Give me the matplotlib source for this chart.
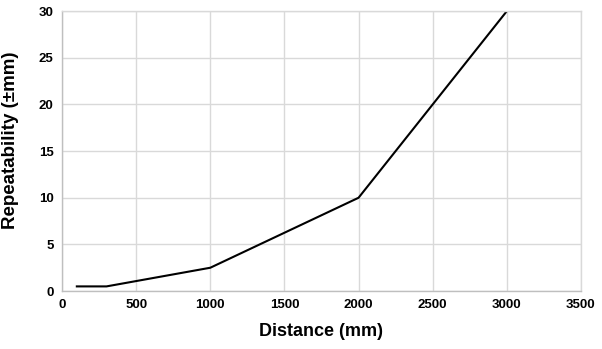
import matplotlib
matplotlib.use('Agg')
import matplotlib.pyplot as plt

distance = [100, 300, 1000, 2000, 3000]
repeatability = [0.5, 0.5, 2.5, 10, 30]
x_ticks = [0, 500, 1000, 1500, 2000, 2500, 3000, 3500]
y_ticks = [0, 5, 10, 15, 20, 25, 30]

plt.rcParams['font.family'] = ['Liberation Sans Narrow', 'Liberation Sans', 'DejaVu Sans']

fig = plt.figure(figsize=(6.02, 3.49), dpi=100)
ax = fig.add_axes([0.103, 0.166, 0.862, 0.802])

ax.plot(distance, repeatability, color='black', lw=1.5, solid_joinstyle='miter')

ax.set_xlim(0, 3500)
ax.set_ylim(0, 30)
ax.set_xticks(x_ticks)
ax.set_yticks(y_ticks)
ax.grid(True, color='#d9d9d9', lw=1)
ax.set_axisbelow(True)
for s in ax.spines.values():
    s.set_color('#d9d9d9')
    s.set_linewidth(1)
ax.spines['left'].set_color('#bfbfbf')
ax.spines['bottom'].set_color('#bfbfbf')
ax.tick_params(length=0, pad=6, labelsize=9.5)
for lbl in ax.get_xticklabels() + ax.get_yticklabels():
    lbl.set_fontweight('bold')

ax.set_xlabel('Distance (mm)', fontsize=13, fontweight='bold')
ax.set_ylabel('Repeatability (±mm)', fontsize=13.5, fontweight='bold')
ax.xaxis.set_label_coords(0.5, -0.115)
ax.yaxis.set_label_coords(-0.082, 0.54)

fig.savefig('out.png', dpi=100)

* * * *

Using the data above, write out every line exactly, leaving the images behind.

- [Answer to the problem]
Give me the matplotlib source for this chart.
import matplotlib
matplotlib.use('Agg')
import matplotlib.pyplot as plt

distance = [100, 300, 1000, 2000, 3000]
repeatability = [0.5, 0.5, 2.5, 10, 30]
x_ticks = [0, 500, 1000, 1500, 2000, 2500, 3000, 3500]
y_ticks = [0, 5, 10, 15, 20, 25, 30]

plt.rcParams['font.family'] = ['Liberation Sans Narrow', 'Liberation Sans', 'DejaVu Sans']

fig = plt.figure(figsize=(6.02, 3.49), dpi=100)
ax = fig.add_axes([0.103, 0.166, 0.862, 0.802])

ax.plot(distance, repeatability, color='black', lw=1.5, solid_joinstyle='miter')

ax.set_xlim(0, 3500)
ax.set_ylim(0, 30)
ax.set_xticks(x_ticks)
ax.set_yticks(y_ticks)
ax.grid(True, color='#d9d9d9', lw=1)
ax.set_axisbelow(True)
for s in ax.spines.values():
    s.set_color('#d9d9d9')
    s.set_linewidth(1)
ax.spines['left'].set_color('#bfbfbf')
ax.spines['bottom'].set_color('#bfbfbf')
ax.tick_params(length=0, pad=6, labelsize=9.5)
for lbl in ax.get_xticklabels() + ax.get_yticklabels():
    lbl.set_fontweight('bold')

ax.set_xlabel('Distance (mm)', fontsize=13, fontweight='bold')
ax.set_ylabel('Repeatability (±mm)', fontsize=13.5, fontweight='bold')
ax.xaxis.set_label_coords(0.5, -0.115)
ax.yaxis.set_label_coords(-0.082, 0.54)

fig.savefig('out.png', dpi=100)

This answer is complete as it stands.